Désaccord stratégique avec l’EI
Le propos se veut surtout une réponse à l’hégémonisme de l’Etat islamique, qui élimine toutes les autres forces sur les territoires où il est en position de force. Al-Zawahiri oppose ainsi tout au long de son discours le projet du Front Al-Nosra en Syrie à celui du « califat d’Ibrahim Al- Badri » – Abou Bakr Al-Bagdadi, le chef de l’organisation Etat islamique étant désigné par son état civil pour le délégitimer. Les membres de l’EI sont ainsi qualifiés à plusieurs reprises de « kharidjites », en référence à une dissidence des premiers temps de l’islam considérée comme déviante et extrémiste.
« Nous n’avons obligé quiconque à nous prêter allégeance, si ce n’est par consentement. Nous ne menaçons pas de couper les têtes ni d’excommunier ceux qui nous combattent, comme le font ces nouveaux kharidjites ». Une nouvelle attaque contre l’EI, qui réfute tout consentement et ne laisse guère de choix aux populations et aux autres groupes si ce n’est l’allégeance ou la mort. Al-Zawahiri reprend là une ligne de conduite définie en 2004-2005, en réaction à la systématisation par Abou Moussab Al-Zarkaoui, le chef d’Al-Qaida en Mésopotamie (aujourd’hui vénéré par l’EI), d’attaques contre les lieux publics et de massacres de civils.

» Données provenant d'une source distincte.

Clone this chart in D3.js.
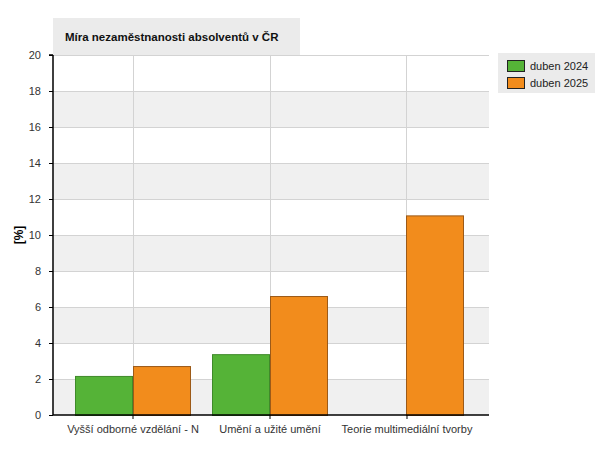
<!DOCTYPE html>
<html><head><meta charset="utf-8">
<script src="https://cdn.jsdelivr.net/npm/d3@7"></script>
<style>body{margin:0;background:#fff}svg{display:block}text{font-family:"Liberation Sans",Arial,sans-serif}</style>
</head><body>
<svg id="c" width="600" height="450"></svg>
<script>
const categories = ["Vyšší odborné vzdělání - N", "Umění a užité umění", "Teorie multimediální tvorby"];
const seriesNames = ["duben 2024", "duben 2025"];
const values2024 = [2.17, 3.38, null];
const values2025 = [2.72, 6.61, 11.09];
const yTicks = [0, 2, 4, 6, 8, 10, 12, 14, 16, 18, 20];
const title = "Míra nezaměstnanosti absolventů v ČR";
const yLabel = "[%]";
const fills = ["#55b337", "#f28c1c"];
const strokes = ["#3f8a2a", "#9c5a18"];

const svg = d3.select("#c");
const L = 53, R = 489, T = 55, B = 415;
const y = d3.scaleLinear().domain([0, 20]).range([B, T]);
const x = d3.scaleBand().domain(categories).range([L, R - 2]).paddingOuter(0.084).paddingInner(0);
const step = x.bandwidth();
const xs = d3.scaleBand().domain(seriesNames).range([11, step - 11]);

// bands
for (let i = 0; i < yTicks.length - 1; i++) {
  svg.append("rect").attr("x", L).attr("width", R - L)
    .attr("y", y(yTicks[i + 1])).attr("height", y(yTicks[i]) - y(yTicks[i + 1]))
    .attr("fill", i % 2 === 0 ? "#f0f0f0" : "#ffffff");
}
// horizontal grid
svg.selectAll(".hg").data(yTicks.slice(1)).enter().append("line")
  .attr("x1", L).attr("x2", R).attr("y1", d => y(d) + 0.5).attr("y2", d => y(d) + 0.5)
  .attr("stroke", "#d3d3d3").attr("stroke-width", 1);
// vertical grid at category centers
svg.selectAll(".vg").data(categories).enter().append("line")
  .attr("x1", d => Math.floor(x(d) + step / 2) + 0.5).attr("x2", d => Math.floor(x(d) + step / 2) + 0.5)
  .attr("y1", T).attr("y2", B).attr("stroke", "#d3d3d3");

// bars
const data = [values2024, values2025];
data.forEach((vals, si) => {
  svg.append("g").selectAll("rect").data(categories.map((c, i) => ({c, v: vals[i]})).filter(d => d.v != null))
    .enter().append("rect")
    .attr("x", d => Math.floor(x(d.c) + xs(seriesNames[si])) + 0.5)
    .attr("width", Math.round(xs.bandwidth()))
    .attr("y", d => y(d.v) + 0.5)
    .attr("height", d => y(0) - y(d.v))
    .attr("fill", fills[si]).attr("stroke", strokes[si]).attr("stroke-width", 1);
});

// axes
const ya = svg.append("g").attr("transform", `translate(${L},0)`)
  .call(d3.axisLeft(y).tickValues(yTicks).tickSize(4).tickPadding(8));
const xa = svg.append("g").attr("transform", `translate(0,${B})`)
  .call(d3.axisBottom(x).tickSize(4).tickPadding(6));
[ya, xa].forEach(g => {
  g.select(".domain").attr("stroke", "#000").attr("stroke-width", 1.5);
  g.selectAll(".tick line").attr("stroke", "#000");
  g.selectAll("text").attr("font-size", 11).attr("fill", "#333")
    .attr("font-family", '"Liberation Sans",Arial,sans-serif');
});
ya.select(".domain").attr("d", `M-4,${T}H0V${B}`);
xa.select(".domain").attr("d", `M${L},0H${R}`);

// y label
svg.append("text").attr("transform", "translate(23,235) rotate(-90)")
  .attr("text-anchor", "middle").attr("font-size", 12).attr("font-weight", "bold").attr("fill", "#000")
  .text(yLabel);

// title box
svg.append("rect").attr("x", 53).attr("y", 18).attr("width", 247).attr("height", 37).attr("fill", "#ebebeb");
svg.append("text").attr("x", 65).attr("y", 41).attr("font-size", 11.5).attr("font-weight", "bold")
  .attr("fill", "#111").text(title);

// legend
svg.append("rect").attr("x", 498).attr("y", 53).attr("width", 97).attr("height", 40).attr("fill", "#ebebeb");
seriesNames.forEach((s, i) => {
  svg.append("rect").attr("x", 507.5).attr("y", 60.5 + i * 17).attr("width", 17).attr("height", 11)
    .attr("fill", fills[i]).attr("stroke", "#222");
  svg.append("text").attr("x", 530).attr("y", 70 + i * 17).attr("font-size", 11).attr("fill", "#222").text(s);
});
</script>
</body></html>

Ce désaccord stratégique avait alors constitué une première ligne de fracture entre ce qui deviendra l’Etat islamique et Al-Qaida « central ». Al-Zawahiri considérait à l’époque que les campagnes de terreur impulsées par Al-Zarkaoui lors de cette première guerre civile irakienne ne pouvaient qu’isoler les djihadistes de la population sunnite irakienne, révulsée par l’ultraviolence du groupe armé, et les conduire à la défaite.
Mais si le chef djihadiste se fait le chantre de l’union des combattants sur le terrain – « C’est une question de vie ou de mort. Soit vous vous unissez en tant que musulmans […] soit vous vous divisez et vous serez dévorés les uns après les autres » – il n’oublie pas d’appeler à s’opposer aux complots ourdis par « l’Amérique, la Grande Bretagne et l’Arabie saoudite » et ceux qui disent vouloir établir « un régime basé sur l’islam, mais qui n’est en fait qu’une contrefaçon de l’islam », ouverte « au sécularisme et au nationalisme ».
Cette menace à peine voilée s’adresse aux rebelles modérés qui participent aux négociations avec le régime ou qui sont soutenus par les pays du Golfe et par les Occidentaux, dont la principale crainte serait « la présence aujourd’hui des moudjahidin aux frontières de la Palestine, ce qu’ils appellent Israël, le 51e Etat américain ». Principales visées, les brigades modérées de l’Armée syrienne libre (ASL), que le Front Al-Nosra n’a cessé de combattre depuis cinq ans.